Reading Time: 1-2 minutes
Monday, October 21, 2019
Dave, in Acts 16:14, did God give Lydia faith?
When Paul and Silas were in Philippi, they spoke to women who had gathered at the river outside the city gate to pray. One of the women was Lydia, and ―the Lord opened her heart to respond to the things spoken by Paul‖ (16:14). The Greek διανοίγω (“opened”) refers to the opening of the eyes to make understanding possible and enable perception. Many of the New Testament occurrences of kardia (heart) refer to the mind, as it does here. God opened the “eyes” of Lydia’s heart as if removing a mental veil (2 Cor 4:3-4) so that she would understand and respond. He enabled her to understand Paul’s message so that she could believe and be saved. But opening her heart (or understanding) is not the same as giving her faith. Acts 16 does not say God gave her faith. Instead, He enabled her to understand so that she could exercise faith.

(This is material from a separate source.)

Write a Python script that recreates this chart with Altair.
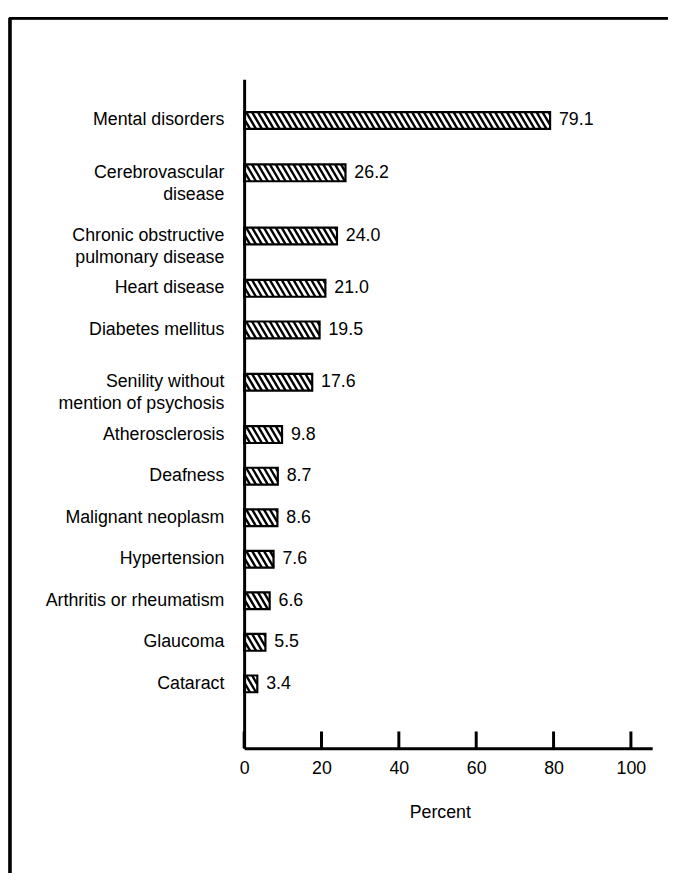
import altair as alt
import pandas as pd

categories = [
    "Mental disorders",
    "Cerebrovascular\ndisease",
    "Chronic obstructive\npulmonary disease",
    "Heart disease",
    "Diabetes mellitus",
    "Senility without\nmention of psychosis",
    "Atherosclerosis",
    "Deafness",
    "Malignant neoplasm",
    "Hypertension",
    "Arthritis or rheumatism",
    "Glaucoma",
    "Cataract",
]
values = [79.1, 26.2, 24.0, 21.0, 19.5, 17.6, 9.8, 8.7, 8.6, 7.6, 6.6, 5.5, 3.4]
tick_values = [0, 20, 40, 60, 80, 100]

FONT = "Liberation Sans"
W, H = 413, 677
X_MAX = 105.5
PX_PER_X = W / X_MAX

# vertical slot positions: two-line labels get a little extra room
extra = [c.count("\n") for c in categories]
pos = [0.0]
for i in range(1, len(categories)):
    pos.append(pos[-1] + 1 + 0.26 * (extra[i - 1] + extra[i]))
Y_MIN = -0.99
Y_MAX = pos[-1] + 1.55
PX_PER_Y = H / (Y_MAX - Y_MIN)
half = 8.5 / PX_PER_Y

bars = pd.DataFrame({
    "label": categories,
    "value": values,
    "pos": pos,
})
bars["zero"] = 0.0
bars["top"] = bars["pos"] - half
bars["bot"] = bars["pos"] + half

# diagonal hatch segments ("\\\\") clipped to each bar
s = 6.0 / PX_PER_X
d = 10.0 / PX_PER_X
rows = []
for lab, v, p in zip(categories, values, pos):
    k = 0
    while True:
        x0 = -d + k * s
        if x0 >= v:
            break
        t0 = max(0.0, (0 - x0) / d)
        t1 = min(1.0, (v - x0) / d)
        if t1 > t0:
            rows.append({
                "x": x0 + d * t0, "x2": x0 + d * t1,
                "y": p - half + 2 * half * t0, "y2": p - half + 2 * half * t1,
            })
        k += 1
hatch = pd.DataFrame(rows)
ticks = pd.DataFrame({"tick": tick_values})

xscale = alt.Scale(domain=[0, X_MAX], nice=False, zero=False)
yscale = alt.Scale(domain=[Y_MIN, Y_MAX], nice=False, zero=False, reverse=True)

xaxis = alt.Axis(
    values=tick_values, format="d", ticks=False, grid=False, labelFlush=False,
    domainWidth=3, domainColor="black",
    labelFont=FONT, labelFontSize=18, labelColor="black", labelPadding=12,
    title="Percent", titleFont=FONT, titleFontSize=18, titleFontWeight="normal",
    titleColor="black", titleX=198, titleY=70, titleBaseline="alphabetic",
    titleAlign="center",
)
yaxis = alt.Axis(
    labels=False, ticks=False, grid=False, domainWidth=3, domainColor="black", title=None,
)


def X(field):
    return alt.X(field, type="quantitative", scale=xscale, axis=xaxis, title="Percent")


def Y(field):
    return alt.Y(field, type="quantitative", scale=yscale, axis=yaxis, title=None)


hatch_layer = alt.Chart(hatch).mark_rule(color="black", strokeWidth=2.4, strokeCap="butt").encode(
    x=X("x"), x2="x2:Q", y=Y("y"), y2="y2:Q",
)

outline = alt.Chart(bars).mark_rect(fill="white", fillOpacity=0, stroke="black", strokeWidth=2.2).encode(
    x=X("zero"), x2="value:Q", y=Y("top"), y2="bot:Q",
)

value_text = alt.Chart(bars).mark_text(
    align="left", baseline="middle", dx=9, font=FONT, fontSize=18, color="black"
).encode(
    x=X("value"), y=Y("pos"),
    text=alt.Text("value:Q", format=".1f"),
)

cat_text = alt.Chart(bars).mark_text(
    align="right", baseline="middle", font=FONT, fontSize=18, color="black",
    lineBreak="\n", lineHeight=22,
).encode(
    x=alt.value(-20), y=Y("pos"), text="label:N",
)

tick_layer = alt.Chart(ticks).mark_rule(color="black", strokeWidth=3).encode(
    x=X("tick"), y=alt.value(H - 17), y2=alt.value(H),
)

frame_left = alt.Chart(ticks).mark_rule(color="black", strokeWidth=2.5).encode(
    x=alt.value(-237), y=alt.value(-62), y2=alt.value(H + 130)
)
frame_top = alt.Chart(ticks).mark_rule(color="black", strokeWidth=2.5).encode(
    x=alt.value(-238), x2=alt.value(430), y=alt.value(-62)
)

chart = alt.layer(
    hatch_layer, outline, value_text, cat_text, tick_layer, frame_left, frame_top
).properties(
    width=W, height=H,
    autosize=alt.AutoSizeParams(type="none"),
    padding={"left": 239, "top": 67, "right": 16, "bottom": 121},
    background="white",
).configure_view(stroke=None)

chart.save("out.html", embed_options={"renderer": "svg", "actions": False})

Paul wrote in Romans 3:11, “There is none who understands, there is none who seeks for God.” However, God was drawing (cf. John 6:44-45) Lydia to Himself before Paul arrived. Nevertheless, giving a person the ability to understand differs from giving him or her faith to believe. God enlightened (a type of drawing) Lydia so that she could believe, but it was still her faith, not God’s gift of faith.
God granted her further revelation as a response to her positive reception of the truth He had already given her. God will not reject a sincere seeker. Luke signals Paul as the speaker, beginning to focus on him (cf. 16:17–18). That God opened her heart signifies that He granted Lydia comprehension of the saving message. The opening of the heart does not equate with believing, which occurs as a result of this opening, nor with regeneration, which occurs at the moment of faith, not before (cf. 16:31). The things spoken by Paul would have centered on the Gospel.
Sources Used
Bauer, Walter, William F. Arndt, and F. Wilbur Gingrich, A Greek English Lexicon of the New Testament and Other Early Christian Literature, 3rd ed., rev. and ed. Frederick W. Danker, 234.
Lopez, René A. “Is Faith a Gift from God or a Human Exercise?” Bibliotheca Sacra 164 (July-September 2007): 259-276.
Valdés, Alberto S. “The Acts of the Apostles.” The Grace New Testament Commentary. Ed. Robert N. Wilkin. Denton, TX: Grace Evangelical Society, 2010. 566.